Until one day it slipped out. As Montreal was home to many survivors, the school had a yearly assembly about the Holocaust. The children wore yellow stars and lit candles in memory of lost neshamot. Leah participated, but refused to wear a star or be actively involved. One year, a student asked her, “Morah Leah, why don’t you also wear a yellow star?”
“Because, I already did.” The shock reverberated through the class.
“Right. You’re just kidding about the yellow star?”
“I would never kid about such a thing.” The secret was out. And the children’s behavior changed. They became careful and protective of her.
Speaking Out
Giselle Tamler a”h, like Leah, lived in Canada and was also from Hertsa, Romania. Being much older, she had been married when the Jews were forced on the death march. Since Hertsa had been taken over by Russia before the war, Leah had become proficient in Russian, as well as Romanian, Ukrainian, Hebrew and Yiddish, and then German. The death march was to Transnistria, a Ukrainian province which Hitler had granted Antonescu, the Romanian dictator, permission to use for ghettos and death camps. Few survived the hell of Transnistria; Leah and Giselle were among the survivors.

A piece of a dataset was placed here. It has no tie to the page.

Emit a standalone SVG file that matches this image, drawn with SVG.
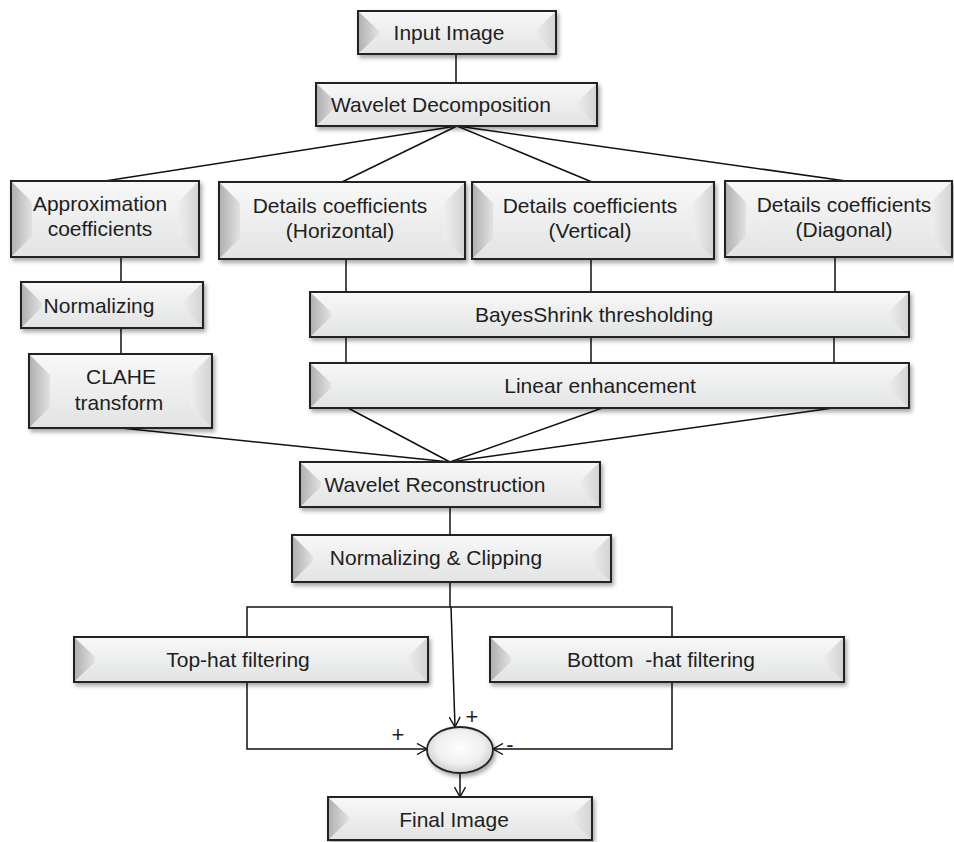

For two years, Giselle incessantly called Leah, insisting that she speak up. “She harassed me. She kept on telling me that by not speaking I was a Holocaust denier. And she was right. When the Holocaust deniers became more vocal, we all had to come out.”
At that time, Yehudi Lindeman, a professor of Literature at McGill University, was arranging meetings to allow hidden child survivors to tell their story. When Leah came to the first meeting, she was astonished to see a room filled with half of the parents of her students and many other members of the community. There were lawyers, doctors, all highly educated and accomplished who hadn’t known of each other’s hidden identity. Professor Lindeman himself had survived as a young child hidden in Holland.
Leah started to speak and spoke to her listeners’ hearts.
“When I spoke to children, I would tell them about the children of the Holocaust, and they knew I would only tell them the truth. I would also use the powerful text I Never Saw Another Butterfly, Children’s Drawings and Poems from the Terezinstadt Concentration Camp, 1942-1944.
“Once, in a classroom, one of the children handed me a slim pictorial book, Where is Willy? Even though I had never seen it before, I agreed to read it to them.
“On the first page, Willy is seen sitting with his family, his parents and his sister. ‘Willy is happy at home,’ read the text.
“On the next page, Willy is sitting in a classroom wearing a yellow star. ‘Willy is not happy.’
“Then, on page three, Willy is behind gates in the Warsaw Ghetto. His sister is on the ground, both are hardly alive, and death is all around them. Willy is trying to put some food into her mouth.
“The last page is blank. The children were horrified. They cried out in unison: ‘Where is Willy?’ I could not answer them. I said: ‘Class, you tell me: Where is Willy?’
They broke out weeping. The principal asked me: ‘What have you done to your class?’ I told them about a child, just one.